This topic describes how to run Flume on a Gateway node to synchronize data based on Alibaba Cloud E-MapReduce (EMR) V3.17.0 and later versions.

Background

EMR has supported Apache Flume since V3.16.0 and has supported default monitoring since V3.17.0.

  • Basic data flows
    Running Flume on Gateway nodes avoids the impact on EMR Hadoop clusters. Basic data flows that are streamed through Flume agents installed on Gateway nodes are shown in the following figure.
    Basic data flows

Prepare the environment

The test is performed using EMR that is deployed in the China East 1 (Hangzhou) region. The version of EMR is V3.17.0. The components required for this test are as follows.
  • Flume: 1.8.0

You can use EMR to automatically create a Hadoop cluster. For more information, see Create a cluster.

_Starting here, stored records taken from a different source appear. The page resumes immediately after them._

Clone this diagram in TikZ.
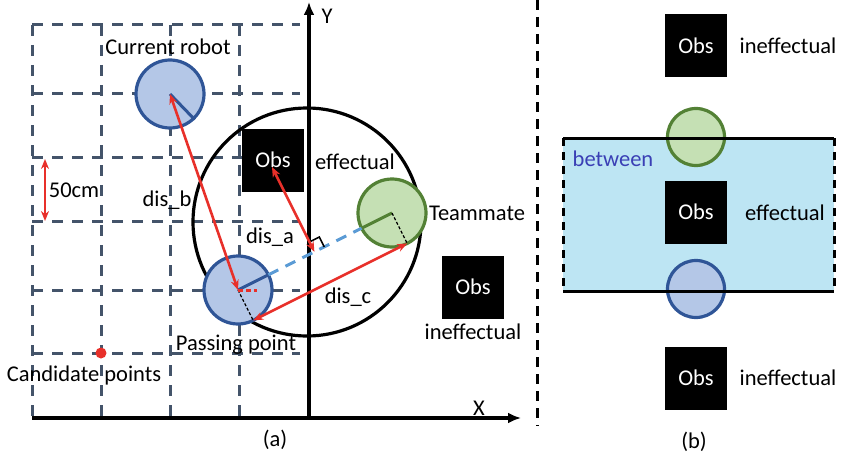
\documentclass[tikz,border=0pt]{standalone}
\usepackage{fontspec}
\setmainfont{Carlito}
\usetikzlibrary{arrows.meta,calc}
\definecolor{gridc}{HTML}{44546A}
\definecolor{robfill}{HTML}{B4C7E7}
\definecolor{robdraw}{HTML}{2F5597}
\definecolor{matefill}{HTML}{C5E0B4}
\definecolor{matedraw}{HTML}{538135}
\definecolor{redc}{HTML}{E8302A}
\definecolor{lineblue}{HTML}{5B9BD5}
\definecolor{zonefill}{HTML}{BDE5F3}
\definecolor{betweenc}{HTML}{3A3FB5}
\begin{document}
\begin{tikzpicture}[x=1pt,y=-1pt,
  every node/.style={font=\fontsize{22.5}{26}\selectfont, inner sep=0pt},
  gridline/.style={gridc, line width=3pt, dash pattern=on 11pt off 9pt},
  axisline/.style={line width=3.2pt, -{Latex[length=13pt,width=11pt]}},
  robot/.style={circle, draw=robdraw, fill=robfill, line width=3.2pt, minimum size=68pt},
  mate/.style={circle, draw=matedraw, fill=matefill, line width=3.2pt, minimum size=68pt},
  obs/.style={fill=black, text=white, minimum width=62pt, minimum height=63pt},
  dist/.style={redc, line width=2.6pt, {Stealth[length=10pt,width=8pt]}-{Stealth[length=10pt,width=8pt]}},
  ]
\useasboundingbox (0,0) rectangle (846,460);
% grid
\foreach \gx in {32,101,170,239} {\draw[gridline] (\gx,25) -- (\gx,418);}
\foreach \gy in {25,93,157,221,290,353} {\draw[gridline] (32,\gy) -- (300,\gy);}
% zone circle
\node[circle, draw, line width=3.2pt, minimum size=228pt] (zone) at (307,222) {};
% axes
\coordinate (O) at (309,418);
\coordinate (xs) at (32,418);
\coordinate (xe) at (521,418);
\coordinate (ye) at (309,2);
\draw[axisline] (xs) -- (xe);
\draw[axisline] (O) -- (ye);
\node (Ylab) at (327,16) {Y};
\node (Xlab) at (479,408) {X};
% robots
\node[robot] (cur) at (170,94) {};
\node[robot] (pass) at (238,290) {};
\node[mate] (mate) at (392,213) {};
\coordinate (pr) at ($(pass.center)!34pt!(mate.center)$);
\coordinate (mr) at ($(mate.center)!34pt!(pass.center)$);
\draw[robdraw, line width=3pt] (cur.center) -- (cur.-46);
\draw[robdraw, line width=3pt] (pass.center) -- (pr);
\draw[matedraw, line width=3pt] (mate.center) -- (mr);
\draw[lineblue, line width=3pt, dash pattern=on 11pt off 8pt] (pr) -- (mr);
\coordinate (mf) at ($(mate.center)!34pt!90:(pass.center)$);
\coordinate (pf) at ($(pass.center)!34pt!-90:(mate.center)$);
\draw[line width=1.2pt, dash pattern=on 3pt off 2pt] (mate.center) -- (mf);
\draw[line width=1.2pt, dash pattern=on 3pt off 2pt] (pass.center) -- (pf);
% obstacles
\node[obs] (obsA) at (273,160) {Obs};
\node[obs] (obsB) at (473,287) {Obs};
\coordinate (obsP) at (272,167);
\coordinate (foot) at ($(pass.center)!(obsP)!(mate.center)$);
\coordinate (m1) at ($(foot)!11pt!(obsP)$);
\coordinate (m3) at ($(foot)!11pt!(mate.center)$);
\coordinate (m2) at ($(m1)+(m3)-(foot)$);
\draw[line width=1.6pt] (m1) -- (m2) -- (m3);
% distances
\draw[dist] (obsP) -- (foot);
\draw[dist] (cur.center) -- (pass.center);
\draw[dist] (pf) -- (mf);
\coordinate (ptick) at (257,290);
\draw[redc, line width=3pt, dash pattern=on 5pt off 3pt] (pass.center) -- (ptick);
\coordinate (s1) at (45,159);
\coordinate (s2) at (45,221);
\draw[dist] (s1) -- (s2);
\node[circle, fill=redc, minimum size=11pt] (cand) at (101,353) {};
% labels
\node (lcur) at (168,47) {Current robot};
\node (lb) at (167,200) {dis\_b};
\node (l50) at (74,190) {50cm};
\node (la) at (270,237) {dis\_a};
\node (lc) at (348,297) {dis\_c};
\node (leff) at (355,162) {effectual};
\node (lmate) at (477,213) {Teammate};
\node (lineffA) at (473,332) {ineffectual};
\node (lpass) at (236,345) {Passing point};
\node (lcand) at (84,375) {Candidate points};
\node (capa) at (275,440) {(a)};
% separator
\coordinate (sep1) at (537,0);
\coordinate (sep2) at (537,426);
\draw[line width=3pt, dash pattern=on 10pt off 7pt] (sep1) -- (sep2);
% panel b
\coordinate (z1) at (563,138);
\coordinate (z2) at (834,138);
\coordinate (z3) at (834,291);
\coordinate (z4) at (563,291);
\fill[zonefill] (z1) rectangle (z3);
\node[mate, minimum size=57pt] (mateB) at (696,137) {};
\node[robot, minimum size=57pt] (passB) at (696,289) {};
\draw[line width=3pt] (z1) -- (z2);
\draw[line width=3pt] (z4) -- (z3);
\draw[line width=3pt, dash pattern=on 8pt off 6pt] (z1) -- (z4);
\draw[line width=3pt, dash pattern=on 8pt off 6pt] (z2) -- (z3);
\node[obs] (obsT) at (696,46) {Obs};
\node[obs] (obsM) at (696,212) {Obs};
\node[obs] (obsL) at (696,378) {Obs};
\node (ineffT) at (788,46) {ineffectual};
\node (effM) at (785,213) {effectual};
\node (ineffL) at (788,378) {ineffectual};
\node[text=betweenc] (betw) at (613,159) {between};
\node (capb) at (694,442) {(b)};
\end{tikzpicture}
\end{document}
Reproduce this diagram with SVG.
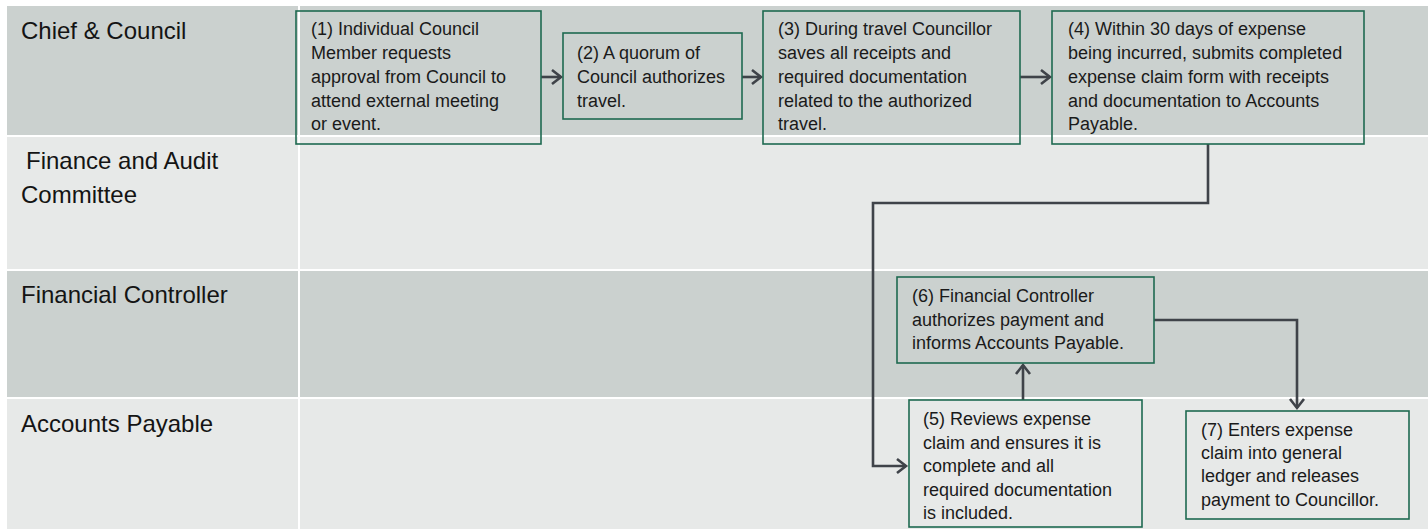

  • Click Create Cluster, click Flume for the cluster type, and select Flume from Optional Services.

  • Create a Gateway node and associate it to the Hadoop cluster created in the previous step.

Procedure

  • Run Flume
    • The default path of Flume configuration files is /etc/ecm/flume-conf. See Use Flume for modifying the configuration file flume.properties for Flume agents. After the modification, use the following command to run a Flume agent.
      nohup flume-ng agent -n a1 -f flume.properties &
    • You can use the -c flag or the --conf flag to replace the default configuration file with a custom file. For example:
      nohup flume-ng agent -n a1 -f flume.properties -c path-to-flume-conf &
    Notice For more information, see Use Flume. You need to add the zookeeperQuorum configuration item to the flume.properties configuration file when the Flume agents installed on Gateways use sinks to write data to HBase. For example:
    a1.sinks.k1.zookeeperQuorum=emr-header-1.cluster-46349:2181
    The hostname of the ZooKeeper cluster emr-header-1.cluster-46349 is the value of the hbase.zookeeper.quorum configuration item in the /etc/ecm/hbase-conf/hbase-site.xml file.
  • View monitoring information
    Monitoring data of Flume agents is displayed in the cluster console by default. On the Clusters and Services page, click FLUME to jump to the cluster console as shown in the following figure.
    The FLUME service page
    Notice

    Monitoring data is classified by the components (sources, channels, or sinks) of Flume agents. For example, CHANNEL.channel1 represents monitoring data of the channel1 channel component. Note: Avoid using the same component name when configuring different agents.

    Refer to the official Flume website for viewing monitoring data of Flume agents using Ganglia by creating proper configurations. After doing this, monitoring data of Flume agents will not be displayed in the console.

  • View logs
    By default, the log path of a Flume agent is /mnt/disk1/log/flume/${flume-agent-name}/flume.log. You can modify the /etc/ecm/flume-conf/log4j.properties configuration file to change the log path. However, we recommend that you do not change the default log path.
    Notice A log path contains a Flume agent name. Provide a unique name for each agent to avoid logs of different agents to be stored in the same directory.